* Start *
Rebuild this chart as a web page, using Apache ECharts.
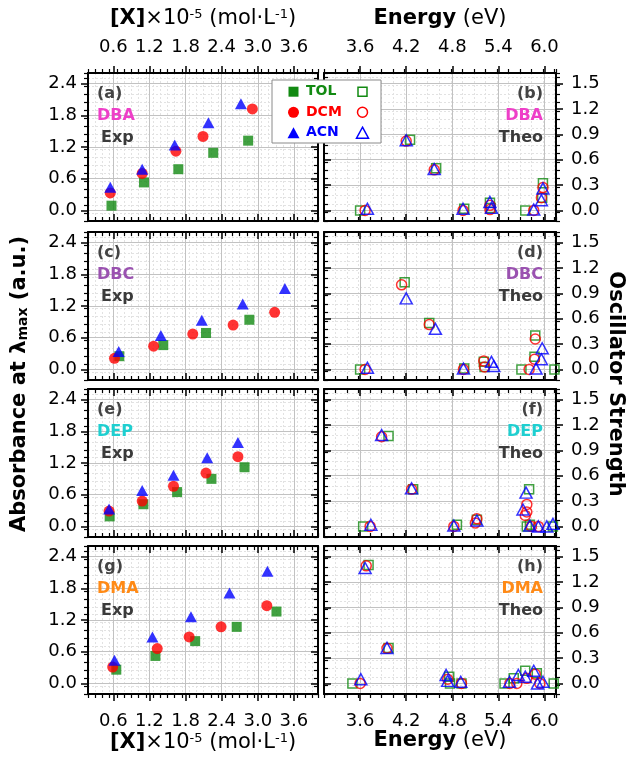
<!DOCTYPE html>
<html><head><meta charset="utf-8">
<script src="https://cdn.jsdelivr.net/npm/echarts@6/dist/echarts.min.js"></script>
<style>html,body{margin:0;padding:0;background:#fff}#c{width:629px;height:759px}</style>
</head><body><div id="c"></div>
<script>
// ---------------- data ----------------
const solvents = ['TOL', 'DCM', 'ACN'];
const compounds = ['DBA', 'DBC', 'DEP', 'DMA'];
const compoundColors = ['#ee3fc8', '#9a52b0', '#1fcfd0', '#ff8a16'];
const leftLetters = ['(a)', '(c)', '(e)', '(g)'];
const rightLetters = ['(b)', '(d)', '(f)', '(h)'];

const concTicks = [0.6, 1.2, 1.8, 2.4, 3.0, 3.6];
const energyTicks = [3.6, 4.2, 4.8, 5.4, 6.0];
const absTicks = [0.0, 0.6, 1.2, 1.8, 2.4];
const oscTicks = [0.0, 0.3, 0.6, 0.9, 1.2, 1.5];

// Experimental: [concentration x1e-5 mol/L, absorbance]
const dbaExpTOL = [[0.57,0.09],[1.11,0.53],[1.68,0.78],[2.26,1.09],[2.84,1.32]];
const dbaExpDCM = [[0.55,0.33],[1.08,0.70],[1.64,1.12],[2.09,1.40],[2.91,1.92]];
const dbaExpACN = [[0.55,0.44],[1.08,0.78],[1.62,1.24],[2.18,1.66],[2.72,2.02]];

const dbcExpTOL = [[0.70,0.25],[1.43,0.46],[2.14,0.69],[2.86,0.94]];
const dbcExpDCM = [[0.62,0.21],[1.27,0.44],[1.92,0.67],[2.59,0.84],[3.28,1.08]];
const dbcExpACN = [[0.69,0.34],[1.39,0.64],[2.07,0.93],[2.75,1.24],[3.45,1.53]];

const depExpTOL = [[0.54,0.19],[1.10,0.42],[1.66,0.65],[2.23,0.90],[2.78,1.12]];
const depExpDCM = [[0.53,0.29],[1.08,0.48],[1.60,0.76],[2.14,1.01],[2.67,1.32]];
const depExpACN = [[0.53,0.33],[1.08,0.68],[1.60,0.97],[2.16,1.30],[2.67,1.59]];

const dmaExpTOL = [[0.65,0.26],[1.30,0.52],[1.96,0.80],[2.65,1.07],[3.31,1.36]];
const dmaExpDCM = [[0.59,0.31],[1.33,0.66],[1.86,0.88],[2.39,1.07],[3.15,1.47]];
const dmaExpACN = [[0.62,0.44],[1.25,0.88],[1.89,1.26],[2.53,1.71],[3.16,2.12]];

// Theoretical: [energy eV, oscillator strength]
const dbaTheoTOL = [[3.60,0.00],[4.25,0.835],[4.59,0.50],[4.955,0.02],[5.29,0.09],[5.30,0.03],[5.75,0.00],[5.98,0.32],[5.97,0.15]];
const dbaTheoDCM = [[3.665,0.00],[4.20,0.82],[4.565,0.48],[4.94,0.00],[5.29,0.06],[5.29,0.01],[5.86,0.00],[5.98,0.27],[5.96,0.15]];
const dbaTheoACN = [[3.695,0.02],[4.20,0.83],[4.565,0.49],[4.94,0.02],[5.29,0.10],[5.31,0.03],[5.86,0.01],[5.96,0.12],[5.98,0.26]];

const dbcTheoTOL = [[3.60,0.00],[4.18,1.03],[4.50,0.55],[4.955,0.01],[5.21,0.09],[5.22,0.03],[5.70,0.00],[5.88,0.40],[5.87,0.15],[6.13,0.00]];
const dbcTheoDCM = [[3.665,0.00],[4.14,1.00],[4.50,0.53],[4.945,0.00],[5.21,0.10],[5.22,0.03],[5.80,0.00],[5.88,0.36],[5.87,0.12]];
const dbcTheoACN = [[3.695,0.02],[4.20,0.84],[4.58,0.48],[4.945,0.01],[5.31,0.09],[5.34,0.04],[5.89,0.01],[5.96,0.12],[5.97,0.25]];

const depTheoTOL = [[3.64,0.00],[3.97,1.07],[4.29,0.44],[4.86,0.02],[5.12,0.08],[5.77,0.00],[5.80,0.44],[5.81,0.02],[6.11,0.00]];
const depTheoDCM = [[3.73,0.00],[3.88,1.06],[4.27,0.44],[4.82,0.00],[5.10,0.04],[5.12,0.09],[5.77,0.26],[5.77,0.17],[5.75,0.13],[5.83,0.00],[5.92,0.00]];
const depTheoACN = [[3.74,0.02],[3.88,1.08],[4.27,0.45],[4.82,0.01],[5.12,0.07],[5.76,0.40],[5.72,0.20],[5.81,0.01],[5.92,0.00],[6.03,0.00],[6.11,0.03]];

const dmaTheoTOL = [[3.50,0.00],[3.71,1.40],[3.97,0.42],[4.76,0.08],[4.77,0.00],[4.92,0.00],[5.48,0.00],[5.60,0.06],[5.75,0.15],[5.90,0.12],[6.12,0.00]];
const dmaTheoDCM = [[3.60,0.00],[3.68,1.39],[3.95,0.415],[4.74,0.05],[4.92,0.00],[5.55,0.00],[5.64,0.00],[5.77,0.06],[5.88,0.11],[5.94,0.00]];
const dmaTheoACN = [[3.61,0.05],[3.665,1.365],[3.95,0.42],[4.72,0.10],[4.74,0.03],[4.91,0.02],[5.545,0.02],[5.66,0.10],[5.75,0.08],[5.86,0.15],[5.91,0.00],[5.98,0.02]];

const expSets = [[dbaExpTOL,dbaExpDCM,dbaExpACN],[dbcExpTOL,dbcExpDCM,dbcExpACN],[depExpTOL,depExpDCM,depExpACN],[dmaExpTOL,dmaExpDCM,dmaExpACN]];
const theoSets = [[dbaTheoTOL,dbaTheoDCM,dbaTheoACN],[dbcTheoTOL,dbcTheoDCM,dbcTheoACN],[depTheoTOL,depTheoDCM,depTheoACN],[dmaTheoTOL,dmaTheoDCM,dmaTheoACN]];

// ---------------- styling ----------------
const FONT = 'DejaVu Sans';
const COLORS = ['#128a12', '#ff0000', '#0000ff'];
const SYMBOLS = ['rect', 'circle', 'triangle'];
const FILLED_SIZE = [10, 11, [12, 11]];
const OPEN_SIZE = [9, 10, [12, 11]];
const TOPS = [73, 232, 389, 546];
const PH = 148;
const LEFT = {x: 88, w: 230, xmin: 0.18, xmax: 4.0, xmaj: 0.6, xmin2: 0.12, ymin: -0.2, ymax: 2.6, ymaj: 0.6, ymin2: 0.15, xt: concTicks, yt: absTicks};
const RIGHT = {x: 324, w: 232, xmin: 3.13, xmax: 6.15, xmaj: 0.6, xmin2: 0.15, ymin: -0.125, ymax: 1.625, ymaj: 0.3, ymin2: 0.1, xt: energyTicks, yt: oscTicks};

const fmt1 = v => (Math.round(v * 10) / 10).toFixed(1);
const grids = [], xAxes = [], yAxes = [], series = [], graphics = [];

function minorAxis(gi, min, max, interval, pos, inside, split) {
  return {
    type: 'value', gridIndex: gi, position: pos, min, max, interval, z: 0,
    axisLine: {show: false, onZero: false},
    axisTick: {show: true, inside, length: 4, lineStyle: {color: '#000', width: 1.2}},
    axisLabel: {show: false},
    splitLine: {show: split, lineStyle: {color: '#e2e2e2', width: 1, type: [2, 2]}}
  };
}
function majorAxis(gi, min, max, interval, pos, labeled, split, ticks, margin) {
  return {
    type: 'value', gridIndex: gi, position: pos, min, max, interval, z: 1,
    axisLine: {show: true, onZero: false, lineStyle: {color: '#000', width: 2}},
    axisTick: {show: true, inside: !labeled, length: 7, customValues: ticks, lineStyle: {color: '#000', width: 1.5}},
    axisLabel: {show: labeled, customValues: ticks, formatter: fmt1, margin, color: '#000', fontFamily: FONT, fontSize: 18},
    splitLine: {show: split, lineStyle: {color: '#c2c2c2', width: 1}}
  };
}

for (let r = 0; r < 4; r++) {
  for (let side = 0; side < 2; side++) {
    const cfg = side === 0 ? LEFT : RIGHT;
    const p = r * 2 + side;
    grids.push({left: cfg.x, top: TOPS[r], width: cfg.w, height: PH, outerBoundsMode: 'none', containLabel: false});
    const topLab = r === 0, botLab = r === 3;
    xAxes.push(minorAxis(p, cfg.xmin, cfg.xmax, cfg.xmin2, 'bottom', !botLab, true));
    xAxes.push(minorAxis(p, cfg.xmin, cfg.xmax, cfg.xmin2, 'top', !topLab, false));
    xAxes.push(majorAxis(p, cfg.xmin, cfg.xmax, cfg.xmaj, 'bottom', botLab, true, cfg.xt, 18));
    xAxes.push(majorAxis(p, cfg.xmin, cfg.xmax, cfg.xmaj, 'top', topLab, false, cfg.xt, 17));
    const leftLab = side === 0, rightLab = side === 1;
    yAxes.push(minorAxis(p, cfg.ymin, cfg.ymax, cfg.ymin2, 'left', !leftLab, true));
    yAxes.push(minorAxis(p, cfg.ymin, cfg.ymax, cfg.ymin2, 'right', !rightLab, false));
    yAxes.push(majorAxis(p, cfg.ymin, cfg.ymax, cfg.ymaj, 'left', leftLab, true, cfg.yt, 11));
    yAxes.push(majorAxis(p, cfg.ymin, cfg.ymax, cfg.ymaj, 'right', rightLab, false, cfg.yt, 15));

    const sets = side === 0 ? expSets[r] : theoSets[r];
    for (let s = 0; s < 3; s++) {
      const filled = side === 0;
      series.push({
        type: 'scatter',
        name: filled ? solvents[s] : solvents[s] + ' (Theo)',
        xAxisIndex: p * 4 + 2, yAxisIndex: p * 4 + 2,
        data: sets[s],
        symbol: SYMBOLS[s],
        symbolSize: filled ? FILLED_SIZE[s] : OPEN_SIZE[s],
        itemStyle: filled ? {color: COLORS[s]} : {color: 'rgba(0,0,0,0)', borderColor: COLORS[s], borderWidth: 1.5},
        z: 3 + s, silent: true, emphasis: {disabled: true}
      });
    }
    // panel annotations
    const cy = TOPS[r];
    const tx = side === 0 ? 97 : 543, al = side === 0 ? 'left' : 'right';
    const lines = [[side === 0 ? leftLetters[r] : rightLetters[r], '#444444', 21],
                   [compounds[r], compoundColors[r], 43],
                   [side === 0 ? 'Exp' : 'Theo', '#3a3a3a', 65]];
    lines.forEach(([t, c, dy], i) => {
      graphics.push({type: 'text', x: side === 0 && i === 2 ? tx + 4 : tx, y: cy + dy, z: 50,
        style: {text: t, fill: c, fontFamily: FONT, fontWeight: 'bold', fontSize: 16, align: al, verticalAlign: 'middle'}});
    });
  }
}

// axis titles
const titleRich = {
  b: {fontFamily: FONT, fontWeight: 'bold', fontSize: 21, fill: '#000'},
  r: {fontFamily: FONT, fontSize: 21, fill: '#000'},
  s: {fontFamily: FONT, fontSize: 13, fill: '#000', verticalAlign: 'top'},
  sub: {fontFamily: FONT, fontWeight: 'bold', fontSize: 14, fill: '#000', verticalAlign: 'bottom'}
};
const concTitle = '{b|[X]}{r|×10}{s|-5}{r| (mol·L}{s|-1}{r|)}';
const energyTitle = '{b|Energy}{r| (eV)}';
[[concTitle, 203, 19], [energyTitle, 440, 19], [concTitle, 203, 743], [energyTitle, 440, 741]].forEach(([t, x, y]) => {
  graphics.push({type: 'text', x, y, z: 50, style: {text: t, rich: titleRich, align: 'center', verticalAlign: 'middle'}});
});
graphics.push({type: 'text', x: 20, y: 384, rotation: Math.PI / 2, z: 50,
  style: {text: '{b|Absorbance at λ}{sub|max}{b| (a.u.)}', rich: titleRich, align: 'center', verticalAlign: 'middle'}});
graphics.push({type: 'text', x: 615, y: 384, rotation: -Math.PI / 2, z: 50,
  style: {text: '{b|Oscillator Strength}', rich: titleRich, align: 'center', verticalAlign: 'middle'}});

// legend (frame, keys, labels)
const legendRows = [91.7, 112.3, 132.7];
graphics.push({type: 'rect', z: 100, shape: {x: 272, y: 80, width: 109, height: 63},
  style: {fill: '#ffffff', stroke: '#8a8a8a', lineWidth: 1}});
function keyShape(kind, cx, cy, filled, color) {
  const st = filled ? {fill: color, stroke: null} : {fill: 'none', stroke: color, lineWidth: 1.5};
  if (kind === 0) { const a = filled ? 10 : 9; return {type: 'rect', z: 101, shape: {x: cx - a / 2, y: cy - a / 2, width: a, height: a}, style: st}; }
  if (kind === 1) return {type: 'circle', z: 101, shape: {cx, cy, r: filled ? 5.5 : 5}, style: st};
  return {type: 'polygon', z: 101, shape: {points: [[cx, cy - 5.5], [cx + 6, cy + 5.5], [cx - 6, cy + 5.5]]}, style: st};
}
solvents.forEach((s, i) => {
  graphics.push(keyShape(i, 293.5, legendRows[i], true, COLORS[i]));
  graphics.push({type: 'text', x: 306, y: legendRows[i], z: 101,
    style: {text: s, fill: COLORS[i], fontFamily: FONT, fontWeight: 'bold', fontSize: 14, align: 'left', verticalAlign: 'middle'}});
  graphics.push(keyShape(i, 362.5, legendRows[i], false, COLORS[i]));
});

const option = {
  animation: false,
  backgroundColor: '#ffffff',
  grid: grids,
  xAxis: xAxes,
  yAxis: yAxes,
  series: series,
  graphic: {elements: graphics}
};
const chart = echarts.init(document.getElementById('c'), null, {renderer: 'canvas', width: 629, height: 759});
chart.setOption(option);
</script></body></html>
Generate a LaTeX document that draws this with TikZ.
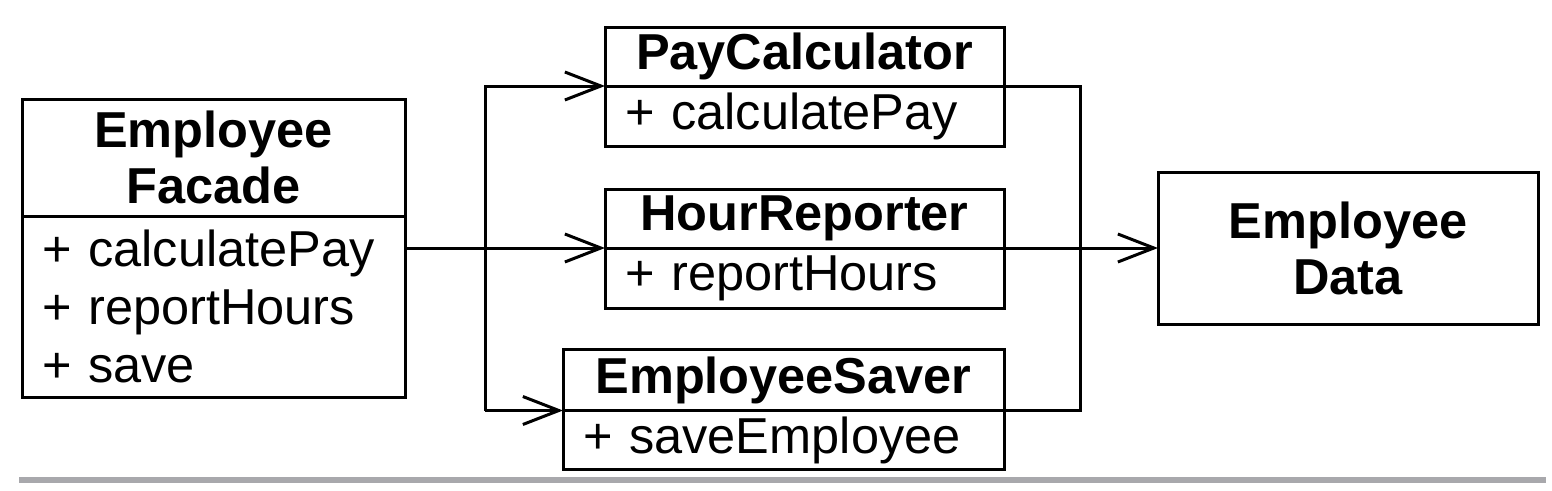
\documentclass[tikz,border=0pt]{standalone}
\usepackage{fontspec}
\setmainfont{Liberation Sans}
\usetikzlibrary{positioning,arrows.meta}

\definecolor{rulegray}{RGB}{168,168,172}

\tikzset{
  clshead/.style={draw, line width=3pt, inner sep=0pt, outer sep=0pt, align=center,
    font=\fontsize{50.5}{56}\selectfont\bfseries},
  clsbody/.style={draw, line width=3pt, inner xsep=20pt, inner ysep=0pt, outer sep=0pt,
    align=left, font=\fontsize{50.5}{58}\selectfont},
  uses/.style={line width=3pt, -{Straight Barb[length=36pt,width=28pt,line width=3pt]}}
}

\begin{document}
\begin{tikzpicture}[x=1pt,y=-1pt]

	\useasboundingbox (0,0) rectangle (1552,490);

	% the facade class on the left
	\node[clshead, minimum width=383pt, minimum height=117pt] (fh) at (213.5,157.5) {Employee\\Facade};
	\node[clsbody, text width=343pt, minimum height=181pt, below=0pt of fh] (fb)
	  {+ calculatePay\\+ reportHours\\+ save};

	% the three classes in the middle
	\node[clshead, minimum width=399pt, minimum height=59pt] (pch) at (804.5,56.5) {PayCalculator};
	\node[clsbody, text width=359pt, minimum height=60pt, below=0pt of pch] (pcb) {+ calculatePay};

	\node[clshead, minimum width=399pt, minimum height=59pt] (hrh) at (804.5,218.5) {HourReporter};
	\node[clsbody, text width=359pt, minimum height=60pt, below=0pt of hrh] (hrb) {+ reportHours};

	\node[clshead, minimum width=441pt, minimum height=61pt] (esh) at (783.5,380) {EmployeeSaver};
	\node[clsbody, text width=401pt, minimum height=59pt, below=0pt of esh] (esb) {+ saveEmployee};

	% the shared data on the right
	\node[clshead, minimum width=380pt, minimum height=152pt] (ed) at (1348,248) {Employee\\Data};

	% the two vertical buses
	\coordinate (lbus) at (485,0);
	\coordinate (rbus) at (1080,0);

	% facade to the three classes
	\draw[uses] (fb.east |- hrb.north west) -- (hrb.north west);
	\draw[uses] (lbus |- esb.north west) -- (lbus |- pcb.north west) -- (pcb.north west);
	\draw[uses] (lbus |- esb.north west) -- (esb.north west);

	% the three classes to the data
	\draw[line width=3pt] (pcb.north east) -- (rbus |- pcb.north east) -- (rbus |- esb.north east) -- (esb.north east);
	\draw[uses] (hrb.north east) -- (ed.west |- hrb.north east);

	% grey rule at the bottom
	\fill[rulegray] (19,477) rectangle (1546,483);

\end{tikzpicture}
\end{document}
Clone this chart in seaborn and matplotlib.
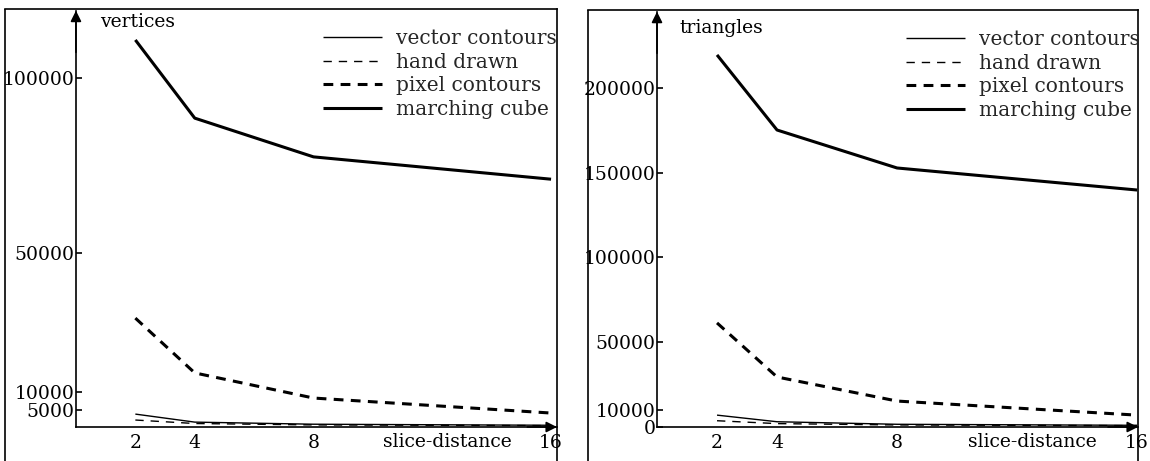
* End *
Copy the listing above exactly, but only from the line with "Generate a LaTeX" through the line with "below=0pt of hrh]", including those two lines and excluding any picture.

Generate a LaTeX document that draws this with TikZ.
\documentclass[tikz,border=0pt]{standalone}
\usepackage{fontspec}
\setmainfont{Liberation Sans}
\usetikzlibrary{positioning,arrows.meta}

\definecolor{rulegray}{RGB}{168,168,172}

\tikzset{
  clshead/.style={draw, line width=3pt, inner sep=0pt, outer sep=0pt, align=center,
    font=\fontsize{50.5}{56}\selectfont\bfseries},
  clsbody/.style={draw, line width=3pt, inner xsep=20pt, inner ysep=0pt, outer sep=0pt,
    align=left, font=\fontsize{50.5}{58}\selectfont},
  uses/.style={line width=3pt, -{Straight Barb[length=36pt,width=28pt,line width=3pt]}}
}

\begin{document}
\begin{tikzpicture}[x=1pt,y=-1pt]

	\useasboundingbox (0,0) rectangle (1552,490);

	% the facade class on the left
	\node[clshead, minimum width=383pt, minimum height=117pt] (fh) at (213.5,157.5) {Employee\\Facade};
	\node[clsbody, text width=343pt, minimum height=181pt, below=0pt of fh] (fb)
	  {+ calculatePay\\+ reportHours\\+ save};

	% the three classes in the middle
	\node[clshead, minimum width=399pt, minimum height=59pt] (pch) at (804.5,56.5) {PayCalculator};
	\node[clsbody, text width=359pt, minimum height=60pt, below=0pt of pch] (pcb) {+ calculatePay};

	\node[clshead, minimum width=399pt, minimum height=59pt] (hrh) at (804.5,218.5) {HourReporter};
	\node[clsbody, text width=359pt, minimum height=60pt, below=0pt of hrh] (hrb) {+ reportHours};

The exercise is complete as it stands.